Doubleview residents call for bus shelter’s return months after it was removed for accessibility


Local residents Jo Wayling and Riane Martin. Picture: Matt Jelonek.
Local residents Jo Wayling and Riane Martin. Picture: Matt Jelonek.

DOUBLEVIEW residents are calling for the reinstatement of a bus stop shelter and seat just months after it was removed to make the stop more accessible.

The Public Transport Authority (PTA), in consultation with City of Stirling, removed the shelter on Millcrest Street near Shearn Crescent to make it accessible for people with mobility difficulties.

Jo Wayling said she did not drive so relied on the bus route 410 for transport and had organised a petition requesting replacement of the shelter and seat.

“It’s right outside Doubleview Bowling Club, which is very popular, especially with elderly people,” she said

“More concerning for me is in summer; there’s no trees there.

“From my perspective, I don’t want to stand in the blazing sun for a bus that’s quite often late.”

Ms Wayling said she could walk to another stop with shelter about 10 minutes away but believed this was not possible for some and worried about the alternative options for elderly people.

According to bus user Jude Marinoni, it was not feasible to walk to the nearest shelter.

“You’re not going to walk 1km to a shelter and get drenched on the way,” she said.

Riane Martin, who lives in an over 55s complex 350m from the stop, said she needed to sit down and use her inhaler once she reached the stop.

“Why can’t they at least put a seat back there?” she said.

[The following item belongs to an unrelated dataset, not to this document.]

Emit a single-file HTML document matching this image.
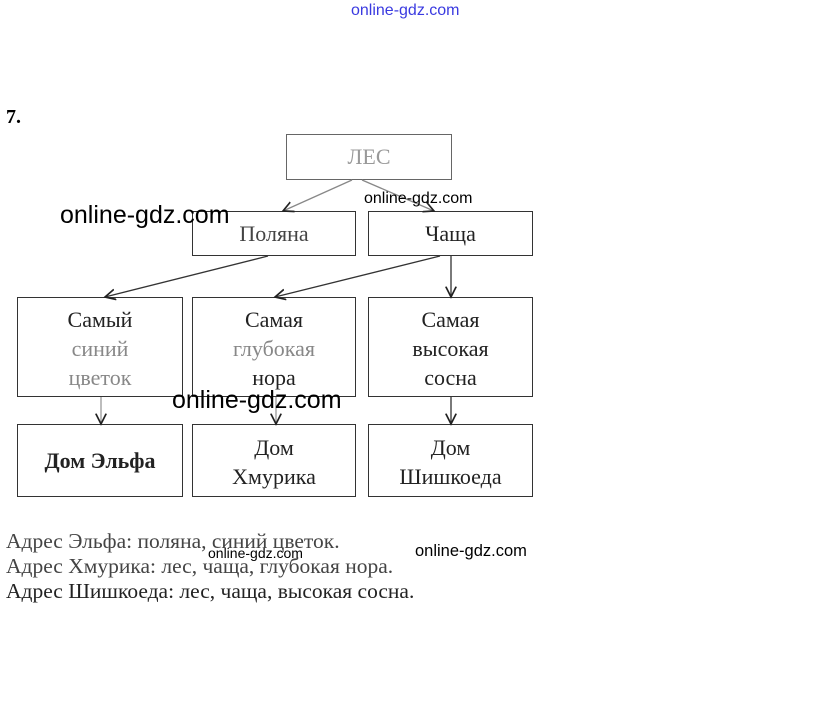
<!DOCTYPE html>
<html><head><meta charset="utf-8"><style>
body{margin:0;width:823px;height:707px;background:#fff;position:relative;overflow:hidden;font-family:"Liberation Serif",serif;}
.t{position:absolute;white-space:nowrap;}
.b{position:absolute;border:1.5px solid #333;box-sizing:border-box;text-align:center;font-size:22px;color:#222;}
.w{position:absolute;font-family:"Liberation Sans","DejaVu Sans",sans-serif;color:#000;white-space:nowrap;}
</style></head><body>
<div class="w" style="left:351px;top:2px;font-size:16px;color:#3a3ae0">online-gdz.com</div>
<div class="t" style="left:6px;top:106px;font-size:20px;font-weight:bold">7.</div>
<div class="b" style="left:286px;top:134px;width:166px;height:46px;line-height:44px;color:#999;border-color:#666">ЛЕС</div>
<div class="b" style="left:192px;top:211px;width:164px;height:45px;line-height:44px;color:#444">Поляна</div>
<div class="b" style="left:368px;top:211px;width:165px;height:45px;line-height:44px">Чаща</div>
<div class="b" style="left:17px;top:297px;width:166px;height:100px;line-height:29px;padding-top:7px">Самый<br><span style="color:#888">синий<br>цветок</span></div>
<div class="b" style="left:192px;top:297px;width:164px;height:100px;line-height:29px;padding-top:7px">Самая<br><span style="color:#888">глубокая</span><br>нора</div>
<div class="b" style="left:368px;top:297px;width:165px;height:100px;line-height:29px;padding-top:7px">Самая<br>высокая<br>сосна</div>
<div class="b" style="left:17px;top:424px;width:166px;height:73px;line-height:72px;font-weight:bold">Дом Эльфа</div>
<div class="b" style="left:192px;top:424px;width:164px;height:73px;line-height:29px;padding-top:8px">Дом<br>Хмурика</div>
<div class="b" style="left:368px;top:424px;width:165px;height:73px;line-height:29px;padding-top:8px">Дом<br>Шишкоеда</div>
<svg style="position:absolute;left:0;top:0" width="823" height="707">
<defs><marker id="a" markerWidth="10" markerHeight="10" refX="8" refY="5" orient="auto"><path d="M0,1 L8,5 L0,9" fill="none" stroke="#222" stroke-width="1.3"/></marker></defs>
<g stroke="#333" stroke-width="1.3" fill="none" marker-end="url(#a)">
<line x1="352" y1="180" x2="283" y2="211" stroke="#888"/>
<line x1="362" y1="180" x2="434" y2="211" stroke="#888"/>
<line x1="268" y1="256" x2="105" y2="297"/>
<line x1="440" y1="256" x2="275" y2="297"/>
<line x1="451" y1="256" x2="451" y2="297"/>
<line x1="101" y1="397" x2="101" y2="424" stroke="#999"/>
<line x1="276" y1="397" x2="276" y2="424" stroke="#999"/>
<line x1="451" y1="397" x2="451" y2="424"/>
</g></svg>
<div class="t" style="left:6px;top:529px;font-size:21.5px;color:#444">Адрес Эльфа: поляна, синий цветок.</div>
<div class="t" style="left:6px;top:554px;font-size:21.5px;color:#444">Адрес Хмурика: лес, чаща, глубокая нора.</div>
<div class="t" style="left:6px;top:579px;font-size:21.5px;color:#222">Адрес Шишкоеда: лес, чаща, высокая сосна.</div>
<div class="w" style="left:60px;top:201px;font-size:25px">online-gdz.com</div>
<div class="w" style="left:364px;top:190px;font-size:16px">online-gdz.com</div>
<div class="w" style="left:172px;top:386px;font-size:25px">online-gdz.com</div>
<div class="w" style="left:208px;top:545px;font-size:14px">online-gdz.com</div>
<div class="w" style="left:415px;top:542px;font-size:16.5px">online-gdz.com</div>
</body></html>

She has been choosing to drive instead since the shelter was removed and believed it was making it harder for people to use public transport.

“There are so many senior complexes in walking distance to the stop,” she said.

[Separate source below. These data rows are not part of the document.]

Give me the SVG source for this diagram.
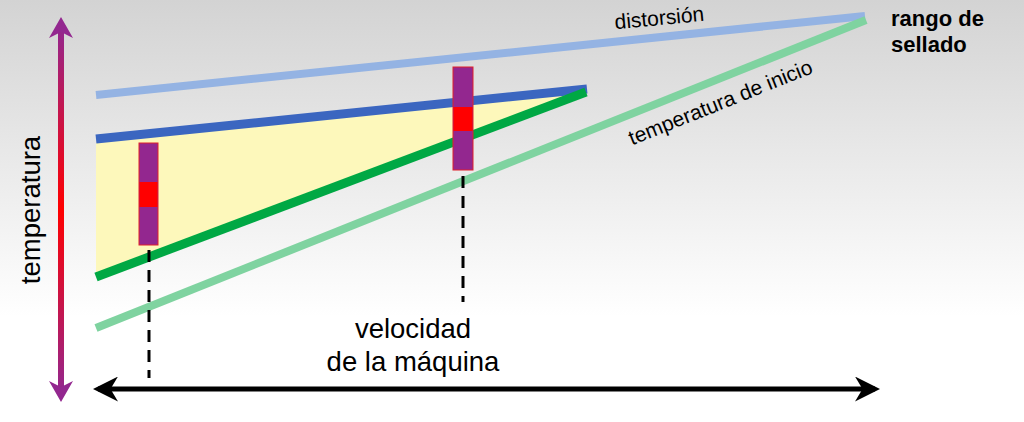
<svg xmlns="http://www.w3.org/2000/svg" width="1024" height="422" viewBox="0 0 1024 422">
<defs>
<linearGradient id="bg" x1="0" y1="0" x2="0" y2="1">
<stop offset="0" stop-color="#d3d3d3"/>
<stop offset="0.75" stop-color="#ffffff"/>
<stop offset="1" stop-color="#ffffff"/>
</linearGradient>
<linearGradient id="tg" x1="0" y1="0" x2="0" y2="1">
<stop offset="0" stop-color="#93278f"/>
<stop offset="0.5" stop-color="#ff0000"/>
<stop offset="1" stop-color="#93278f"/>
</linearGradient>
<marker id="ab" viewBox="0 0 10 10" refX="8" refY="5" markerWidth="5" markerHeight="5" orient="auto-start-reverse" markerUnits="strokeWidth">
<path d="M0,0 L10,5 L0,10 L3,5 Z" fill="#000"/>
</marker>
<style>
text{font-family:"Liberation Sans",Arial,sans-serif;fill:#000}
.big{font-size:27.5px}
.sm{font-size:21px}
.bold{font-size:22px;font-weight:bold}
.dash{stroke:#000;stroke-width:3;stroke-dasharray:12,8;fill:none}
.bar{fill:#93278f;stroke:#e0202a;stroke-width:1}
</style>
</defs>
<rect width="1024" height="422" fill="url(#bg)"/>
<g id="zone">
<polygon points="96,143 586,92 96,273" fill="#fdf8bb"/>
</g>
<g id="connectors">
<line x1="96" y1="95" x2="865" y2="16" stroke="#94b3e3" stroke-width="8"/>
<line x1="96" y1="328" x2="866" y2="20" stroke="#7fd3a0" stroke-width="8"/>
<line x1="96" y1="139" x2="587" y2="89" stroke="#3b66c0" stroke-width="9"/>
<line x1="96" y1="277" x2="586" y2="92" stroke="#00a844" stroke-width="9"/>
<line class="dash" x1="149" y1="250" x2="149" y2="378"/>
<line class="dash" x1="463" y1="176" x2="463" y2="302"/>
<line x1="98" y1="389" x2="875" y2="389" stroke="#000" stroke-width="5" marker-start="url(#ab)" marker-end="url(#ab)"/>
<rect x="58" y="27" width="6" height="366" fill="url(#tg)"/>
<path d="M61,17 L73,38 L61,32 L49,38 Z" fill="#93278f"/>
<path d="M61,402 L73,381 L61,387 L49,381 Z" fill="#93278f"/>
</g>
<g id="bar-left">
<rect class="bar" x="139" y="143" width="19" height="102"/>
<rect x="139.5" y="182" width="18" height="25" fill="#ff0000"/>
</g>
<g id="bar-right">
<rect class="bar" x="453" y="67" width="20" height="103"/>
<rect x="453.5" y="107" width="19" height="24" fill="#ff0000"/>
</g>
<g id="labels">
<text class="big" transform="translate(40,210) rotate(-90)" text-anchor="middle">temperatura</text>
<text class="big" x="413" y="338" text-anchor="middle">velocidad</text>
<text class="big" x="413" y="371" text-anchor="middle">de la máquina</text>
<text class="sm" transform="translate(660,25) rotate(-5.5)" text-anchor="middle">distorsión</text>
<text class="sm" transform="translate(723,109) rotate(-21.8)" text-anchor="middle">temperatura de inicio</text>
<text class="bold" x="891" y="26">rango de</text>
<text class="bold" x="891" y="52">sellado</text>
</g>
</svg>
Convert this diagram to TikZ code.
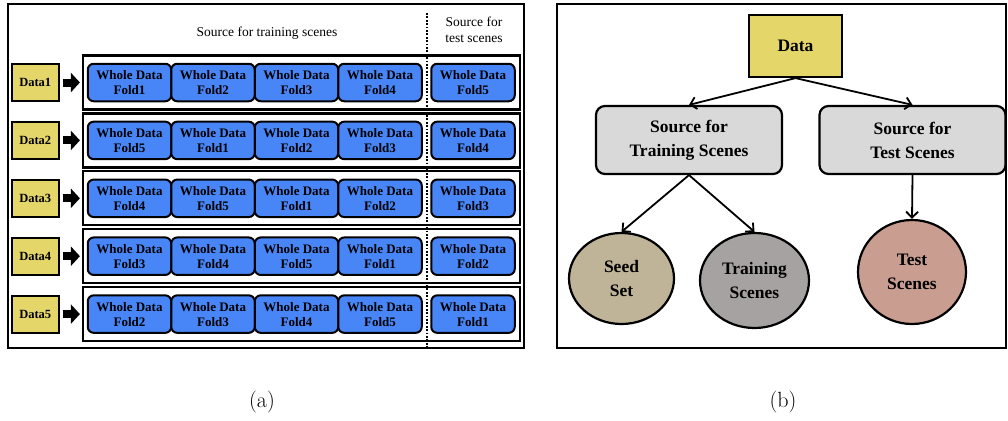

“They’re not going to use it.”

PTA spokesman David Hynes said the stop replacement was part of its Bus Stop Accessibility Works Program, which provided a level concrete pad and connection to the nearest pathway.

“The old shelter had to be demolished for the works to start as it was non-compliant with today’s standards, and no longer structurally sound,” he said.

“To qualify for PTA funding for a replacement bus shelter, a bus stop needs to have 15 or more boardings per day.

“This stop falls well short of the requirement, with only nine passenger boardings a day.”

Mr Hynes said bus shelters and seats were the local council’s responsibility.

“Putting a shelter at this particular bus stop, when the City of Stirling has 130 other bus stops which do meet the boarding requirements for installation, would not be a prudent use of taxpayer funds,” he said.

City acting chief executive Michael Littleton said the PTA consulted with the City on whether the shelter should be replaced.

“Given the low patronage, the installation of a replacement shelter at this bus stop could not be justified,” he said.

“However, a new seat will be installed at the stop location in the near future.

“The City and the PTA can re-consider the installation of a bus shelter at this bus stop in the future if and when the minimum patronage requirement of 15 boardings per weekday is achieved.”